- Task objective -
List each line in which the string "with" appears.

- Dataset excerpts -

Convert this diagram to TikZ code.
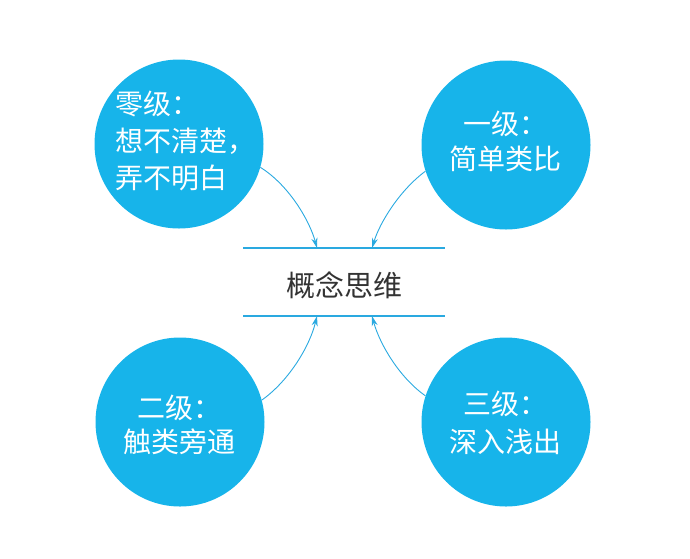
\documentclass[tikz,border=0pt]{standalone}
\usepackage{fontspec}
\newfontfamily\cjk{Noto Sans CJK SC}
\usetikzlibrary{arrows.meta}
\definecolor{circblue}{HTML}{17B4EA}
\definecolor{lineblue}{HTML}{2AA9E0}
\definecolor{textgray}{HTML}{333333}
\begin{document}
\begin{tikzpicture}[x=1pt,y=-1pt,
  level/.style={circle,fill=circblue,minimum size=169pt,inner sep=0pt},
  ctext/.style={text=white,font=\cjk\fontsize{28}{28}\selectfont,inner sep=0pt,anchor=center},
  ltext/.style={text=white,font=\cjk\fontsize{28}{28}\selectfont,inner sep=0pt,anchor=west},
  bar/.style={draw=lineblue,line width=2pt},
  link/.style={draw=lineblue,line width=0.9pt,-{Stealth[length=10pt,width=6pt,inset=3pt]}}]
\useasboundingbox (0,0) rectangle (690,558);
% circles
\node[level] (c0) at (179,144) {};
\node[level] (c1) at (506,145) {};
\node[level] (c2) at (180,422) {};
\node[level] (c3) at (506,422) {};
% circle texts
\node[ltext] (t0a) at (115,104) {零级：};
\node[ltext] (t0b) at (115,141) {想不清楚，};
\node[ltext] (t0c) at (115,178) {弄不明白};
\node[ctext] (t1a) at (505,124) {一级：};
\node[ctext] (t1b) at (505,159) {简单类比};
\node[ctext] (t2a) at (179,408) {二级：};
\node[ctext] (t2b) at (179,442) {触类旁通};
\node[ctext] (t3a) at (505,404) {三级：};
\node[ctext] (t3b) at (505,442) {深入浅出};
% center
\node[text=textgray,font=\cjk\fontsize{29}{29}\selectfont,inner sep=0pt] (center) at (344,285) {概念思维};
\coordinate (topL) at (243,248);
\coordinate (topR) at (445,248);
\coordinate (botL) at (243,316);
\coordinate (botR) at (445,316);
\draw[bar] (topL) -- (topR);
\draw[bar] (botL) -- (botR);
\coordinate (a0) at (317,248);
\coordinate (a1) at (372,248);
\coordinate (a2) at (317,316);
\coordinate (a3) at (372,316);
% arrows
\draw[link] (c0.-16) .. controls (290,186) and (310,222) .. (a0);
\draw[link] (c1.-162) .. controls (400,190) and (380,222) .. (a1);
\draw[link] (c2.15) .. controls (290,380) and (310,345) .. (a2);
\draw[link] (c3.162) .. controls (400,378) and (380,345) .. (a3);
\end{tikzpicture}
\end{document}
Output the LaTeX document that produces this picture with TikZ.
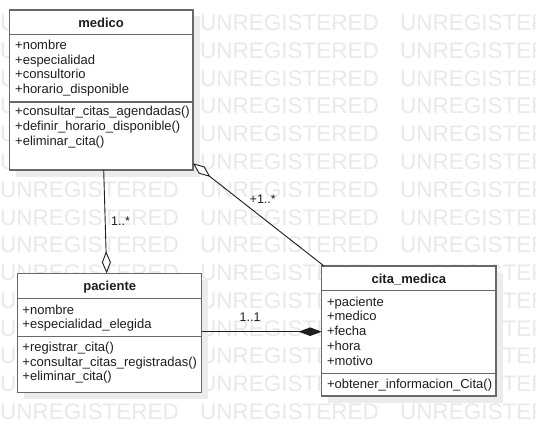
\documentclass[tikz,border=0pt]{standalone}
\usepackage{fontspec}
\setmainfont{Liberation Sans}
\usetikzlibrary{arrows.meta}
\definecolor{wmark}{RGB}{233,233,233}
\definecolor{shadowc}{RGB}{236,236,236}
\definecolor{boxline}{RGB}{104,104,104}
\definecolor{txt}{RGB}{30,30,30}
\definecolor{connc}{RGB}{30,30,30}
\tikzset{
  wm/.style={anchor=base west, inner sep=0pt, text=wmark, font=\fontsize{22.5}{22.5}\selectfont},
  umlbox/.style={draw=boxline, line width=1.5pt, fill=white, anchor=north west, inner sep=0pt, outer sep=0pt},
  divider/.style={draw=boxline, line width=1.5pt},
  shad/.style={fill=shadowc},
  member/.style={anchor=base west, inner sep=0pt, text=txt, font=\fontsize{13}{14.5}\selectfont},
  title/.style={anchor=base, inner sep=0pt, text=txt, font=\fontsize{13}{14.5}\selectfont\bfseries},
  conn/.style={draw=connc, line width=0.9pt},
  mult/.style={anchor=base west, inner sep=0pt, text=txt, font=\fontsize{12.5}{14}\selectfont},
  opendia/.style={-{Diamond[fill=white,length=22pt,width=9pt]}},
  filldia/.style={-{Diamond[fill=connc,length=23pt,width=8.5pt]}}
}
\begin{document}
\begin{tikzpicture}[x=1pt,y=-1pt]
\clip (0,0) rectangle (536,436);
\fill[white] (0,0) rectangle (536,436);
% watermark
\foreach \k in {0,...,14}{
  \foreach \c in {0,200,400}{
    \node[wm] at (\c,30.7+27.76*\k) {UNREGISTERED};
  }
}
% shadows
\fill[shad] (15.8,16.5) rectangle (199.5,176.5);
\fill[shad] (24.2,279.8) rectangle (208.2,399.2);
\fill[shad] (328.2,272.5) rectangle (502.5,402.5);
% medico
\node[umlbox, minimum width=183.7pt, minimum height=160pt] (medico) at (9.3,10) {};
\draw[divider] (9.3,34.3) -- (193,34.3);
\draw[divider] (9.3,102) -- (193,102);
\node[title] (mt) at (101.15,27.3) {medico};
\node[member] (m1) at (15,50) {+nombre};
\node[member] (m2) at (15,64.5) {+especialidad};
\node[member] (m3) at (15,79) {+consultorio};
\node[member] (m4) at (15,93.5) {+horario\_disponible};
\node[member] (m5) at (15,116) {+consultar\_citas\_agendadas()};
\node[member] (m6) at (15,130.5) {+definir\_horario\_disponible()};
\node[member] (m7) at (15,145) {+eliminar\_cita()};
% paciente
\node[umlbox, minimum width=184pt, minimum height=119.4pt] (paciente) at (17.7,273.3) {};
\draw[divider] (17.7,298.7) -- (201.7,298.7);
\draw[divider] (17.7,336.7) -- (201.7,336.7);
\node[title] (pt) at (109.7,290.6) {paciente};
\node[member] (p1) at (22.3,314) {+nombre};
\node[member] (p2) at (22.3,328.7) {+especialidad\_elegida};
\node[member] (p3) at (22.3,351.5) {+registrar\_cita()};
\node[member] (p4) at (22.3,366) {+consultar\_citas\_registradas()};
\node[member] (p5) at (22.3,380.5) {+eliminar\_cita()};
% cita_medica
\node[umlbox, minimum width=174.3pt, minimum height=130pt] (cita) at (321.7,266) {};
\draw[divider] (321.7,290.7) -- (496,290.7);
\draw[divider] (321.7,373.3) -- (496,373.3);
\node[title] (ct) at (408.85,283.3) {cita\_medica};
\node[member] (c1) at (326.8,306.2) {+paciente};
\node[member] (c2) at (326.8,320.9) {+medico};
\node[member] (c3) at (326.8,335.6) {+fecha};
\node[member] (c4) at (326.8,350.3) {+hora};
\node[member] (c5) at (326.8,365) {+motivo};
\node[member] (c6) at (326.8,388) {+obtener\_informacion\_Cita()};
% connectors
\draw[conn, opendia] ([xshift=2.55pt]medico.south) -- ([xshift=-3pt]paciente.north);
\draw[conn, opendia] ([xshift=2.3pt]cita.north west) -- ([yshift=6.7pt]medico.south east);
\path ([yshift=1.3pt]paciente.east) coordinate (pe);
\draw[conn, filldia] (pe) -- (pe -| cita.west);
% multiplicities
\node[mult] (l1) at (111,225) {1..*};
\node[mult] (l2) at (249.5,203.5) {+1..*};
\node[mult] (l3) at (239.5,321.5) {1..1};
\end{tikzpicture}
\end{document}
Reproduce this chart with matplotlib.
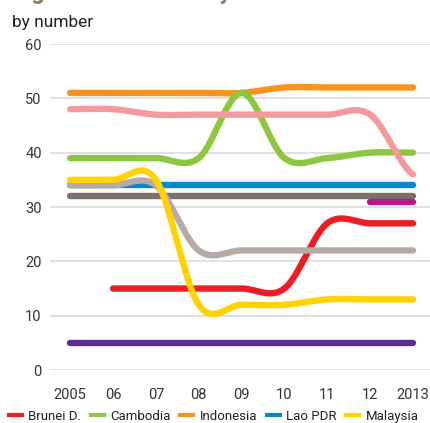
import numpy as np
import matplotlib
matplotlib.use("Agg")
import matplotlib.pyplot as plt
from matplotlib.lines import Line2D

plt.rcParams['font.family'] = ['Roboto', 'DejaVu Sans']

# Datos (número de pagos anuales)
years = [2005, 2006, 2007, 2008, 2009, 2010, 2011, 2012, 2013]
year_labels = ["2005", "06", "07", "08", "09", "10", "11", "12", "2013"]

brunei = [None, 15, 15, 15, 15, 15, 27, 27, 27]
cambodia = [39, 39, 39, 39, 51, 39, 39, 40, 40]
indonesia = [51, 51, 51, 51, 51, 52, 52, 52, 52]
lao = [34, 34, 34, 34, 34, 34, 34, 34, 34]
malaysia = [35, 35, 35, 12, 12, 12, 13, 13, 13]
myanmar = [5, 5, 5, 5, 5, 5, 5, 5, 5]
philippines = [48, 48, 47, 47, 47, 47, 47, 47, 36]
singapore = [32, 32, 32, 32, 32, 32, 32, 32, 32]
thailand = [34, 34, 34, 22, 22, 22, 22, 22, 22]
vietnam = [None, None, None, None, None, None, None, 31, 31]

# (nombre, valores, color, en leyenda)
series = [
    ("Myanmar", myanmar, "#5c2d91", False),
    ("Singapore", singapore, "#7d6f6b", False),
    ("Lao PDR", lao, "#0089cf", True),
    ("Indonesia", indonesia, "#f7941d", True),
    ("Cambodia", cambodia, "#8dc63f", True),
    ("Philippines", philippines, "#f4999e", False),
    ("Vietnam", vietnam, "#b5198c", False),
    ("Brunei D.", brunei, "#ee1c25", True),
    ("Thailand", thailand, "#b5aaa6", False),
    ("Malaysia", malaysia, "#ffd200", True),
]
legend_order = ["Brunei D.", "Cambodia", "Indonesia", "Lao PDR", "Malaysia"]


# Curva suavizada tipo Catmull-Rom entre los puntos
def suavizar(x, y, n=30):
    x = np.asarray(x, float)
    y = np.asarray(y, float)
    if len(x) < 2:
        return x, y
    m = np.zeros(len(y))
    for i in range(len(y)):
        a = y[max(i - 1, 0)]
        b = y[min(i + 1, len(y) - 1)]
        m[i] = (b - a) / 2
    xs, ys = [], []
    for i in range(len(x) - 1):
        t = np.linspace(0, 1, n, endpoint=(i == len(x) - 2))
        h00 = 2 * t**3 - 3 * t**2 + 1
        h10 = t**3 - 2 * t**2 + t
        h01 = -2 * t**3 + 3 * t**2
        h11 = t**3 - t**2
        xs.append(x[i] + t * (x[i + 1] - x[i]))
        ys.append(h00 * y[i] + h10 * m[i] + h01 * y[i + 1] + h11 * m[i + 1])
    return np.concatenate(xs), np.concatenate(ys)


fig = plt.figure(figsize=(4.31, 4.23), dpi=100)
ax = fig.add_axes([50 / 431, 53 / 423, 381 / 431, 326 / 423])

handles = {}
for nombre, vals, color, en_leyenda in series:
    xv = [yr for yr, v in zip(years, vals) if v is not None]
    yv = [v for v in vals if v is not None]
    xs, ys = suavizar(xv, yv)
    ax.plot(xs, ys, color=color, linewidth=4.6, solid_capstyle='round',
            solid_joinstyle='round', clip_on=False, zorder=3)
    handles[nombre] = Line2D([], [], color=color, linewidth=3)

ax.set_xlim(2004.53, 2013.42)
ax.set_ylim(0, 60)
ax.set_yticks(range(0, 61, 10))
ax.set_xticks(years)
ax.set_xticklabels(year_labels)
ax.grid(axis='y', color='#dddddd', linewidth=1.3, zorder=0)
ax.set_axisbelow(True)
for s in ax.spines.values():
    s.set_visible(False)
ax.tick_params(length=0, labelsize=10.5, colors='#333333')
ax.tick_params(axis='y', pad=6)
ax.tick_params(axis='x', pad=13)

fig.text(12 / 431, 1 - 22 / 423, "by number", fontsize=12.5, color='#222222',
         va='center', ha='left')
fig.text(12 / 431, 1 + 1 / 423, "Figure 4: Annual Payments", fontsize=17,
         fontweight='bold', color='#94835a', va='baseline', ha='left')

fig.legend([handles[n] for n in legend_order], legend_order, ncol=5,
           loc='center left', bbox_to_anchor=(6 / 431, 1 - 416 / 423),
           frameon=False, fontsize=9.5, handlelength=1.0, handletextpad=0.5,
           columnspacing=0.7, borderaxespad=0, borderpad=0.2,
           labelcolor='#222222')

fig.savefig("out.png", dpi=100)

- Full answer -
Output the LaTeX document that produces this picture with TikZ.
Reproduce this chart with matplotlib.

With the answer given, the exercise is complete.